Dopamine, serotonin and gait

Most of us, when thinking about dopamine, serotonin or neurotransmitters in general, think of behavior, for the most part. Yet, if you tend to agree with most experts in the field of functional neurology, you can appreciate that behavior is a derivative of how the brain has and is wired. That being said, the brain’s most primitive reason for wiring is to mange sensory-motor experiences that lead to, amongst many feats, standing upright.

Could things be different if you were a nematode?

A nematode constitutes the phylum Nematoda. They are considered as a diverse animal phylum inhabiting a broad range of environments. Although quite rudimentary, they do possess a tubular digestive system with opening at both ends. They have successfully adapted to nearly every ecosystem. They represent 90% of all animals on the ocean floor.

In a nutshell, nematodes are slender worms. They have a relatively distinct head and a mouth that has either three or six lips. They do possess a nervous system that allows for movement, amongst other functions.

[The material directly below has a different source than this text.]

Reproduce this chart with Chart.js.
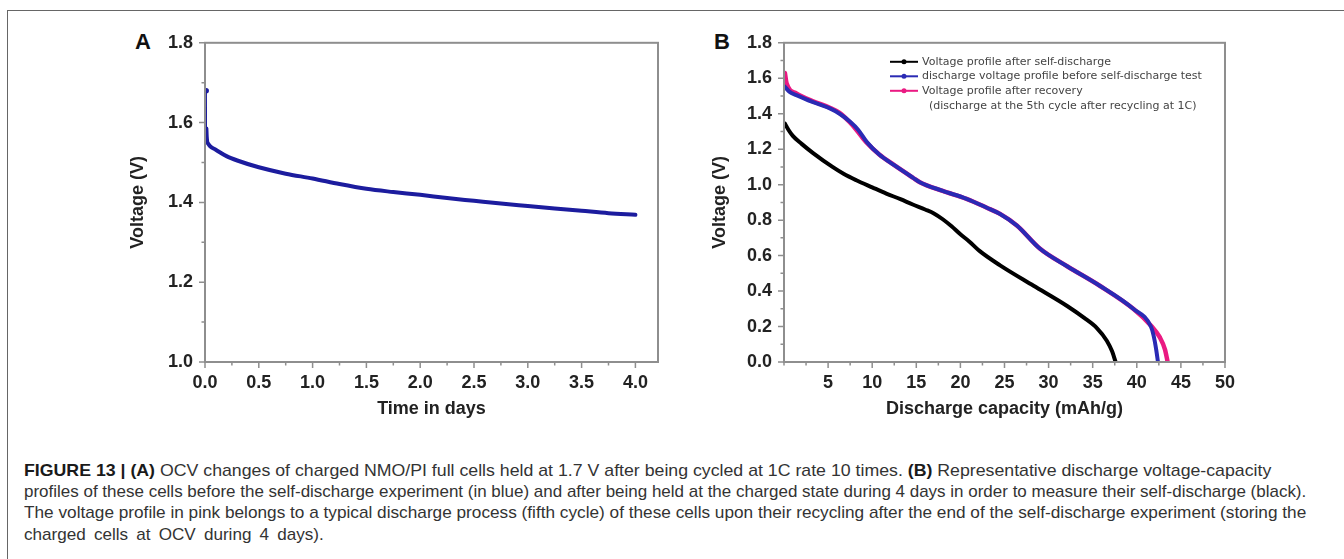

What was found is that these nematodes respond differently to serotonin and dopamine, on a motor level. If it’s true that humans can walk or run, it’s also true that they cannot do something in between the two. Similarly, a nematode has “gaits”. It can swim or it can crawl.

Scientists wanted to know if it was the same networks that were responsible for the crawling or the swimming.

When the 8 dopamine neurons of these creates were selectively taken out, the nematodes could still swim, and still crawl, but the couldn’t transition from swimming to crawling. They had lost the ability to initiate the crawling gait.

On the contrary, when using optogenetics to put light-activating genes into the namatode’s dopamine neurons, they could manage the transition from swimming to crawling just fine.

The conclusion: in the nematodes, serotonin controls the crawl-to-swim and the dopamine controls the swim-to-crawl.

It’s interesting to note that, in humans, for example, we often hear many experts speak about somehow balancing neurotransmitters. Could it be that making sure that we have crawled (which stimulates the pons, responsible for serotonin) and creeped (which stimulates the mesencephalon, responsible for dopamine) could be a variable of the equation?